The academy isn't a solution—it's part of the problem
Manchester United love to remind you that they start a homegrown player in every matchday squad. It’s a badge of honour, a nod to the Busby Babes and Class of ’92. But look closer at those names, and you see a different story: a club that has turned its youth system into a crutch for chaotic recruitment, not a pipeline for elite talent. The 2025-26 season was meant to be different. It wasn’t.
From golden generation to golden handcuffs
In the 1990s, United’s academy produced a generation that dominated English football for two decades. From 1992 to 2013, academy graduates won 13 Premier League titles. Since Sir Alex Ferguson left, the tally is zero. The system didn’t suddenly stop working—the club did. United have spent over £1.5bn on transfers in the post-Ferguson era, yet only two academy products—Marcus Rashford and Scott McTominay—have become regular starters. Compare that to neighbours City, who despite their spending, have integrated Phil Foden, Rico Lewis, and Oscar Bobb into a title-winning side in the same period. United’s youth setup now exists largely to generate accounting profit: sell a Dean Henderson or a James Garner for a few million, call it a ‘homegrown success’, and paper over the cracks.
Recruitment chaos kills youth development
The synergy between first-team recruitment and academy progress is broken. United’s transfer strategy has been a revolving door of squad players who block pathways. When you sign a 28-year-old Casemiro on £350k-a-week, you send a message to every 18-year-old midfielder that patience is pointless. When you loan out 20 players every window and then panic-buy a Wout Weghorst, you admit your youth system has failed to produce the depth you need.
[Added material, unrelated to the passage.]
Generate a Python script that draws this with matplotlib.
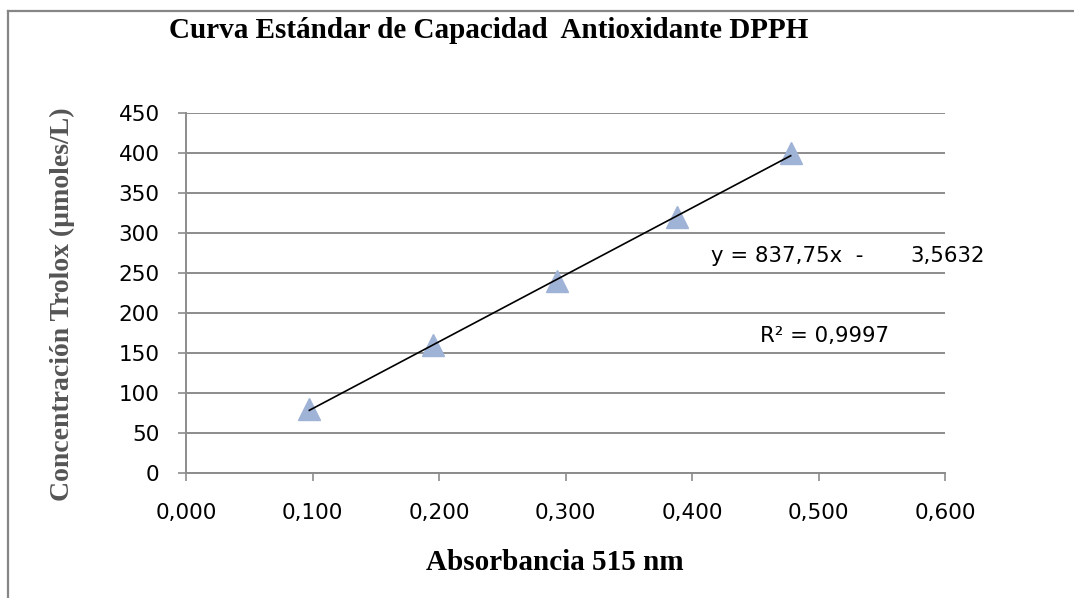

- In 2024-25, United spent £180m on three attackers while their U21 team won the Premier League 2 title. None of those champions made a league appearance for the first team the following season.
- The club has changed managers three times in four years; each new coach brings his own philosophy, leaving academy coaches to guess what attributes to develop. The result: a production line of technically limited, tactically rigid players who are loaned out and forgotten.
- Bruno Fernandes’s assists record in 2025-26 masks a deeper issue: he is carrying a team that has no creative depth. Where is the next homegrown number 10? Not in the academy, because United stopped developing that profile years ago.
The counter-argument: Garnacho and Mainoo
Some will point to Alejandro Garnacho and Kobbie Mainoo as proof the academy still works. Garnacho cost around £500,000 from Atletico Madrid’s youth setup—he’s not a product of United’s infrastructure, but of their scouting network. Mainoo is a genuine homegrown talent, but he is one midfielder in a decade. One swallow does not make a summer, and one Mainoo does not excuse the systemic failure to produce defenders, wingers, or strikers. Meanwhile, Liverpool have produced Trent Alexander-Arnold, Curtis Jones, Harvey Elliott, and Ben Doak in the same timeframe. Arsenal have Bukayo Saka, Emile Smith Rowe, and Ethan Nwaneri. United’s list is stubbornly short.
The verdict: a specific, falsifiable prediction
By the end of the 2028-29 season, Manchester United will not have a single academy graduate among their starting XI in a Premier League match that matters—unless they overhaul their recruitment philosophy now. The current structure, which prioritises commercial signings over developmental coherence, will continue to suffocate the youth system until the board recognises that the academy is not a marketing tool, but a competitive weapon. If they fail, the 2025-26 season will be remembered not as a step forward, but as the year United’s youth factory finally ran out of excuses.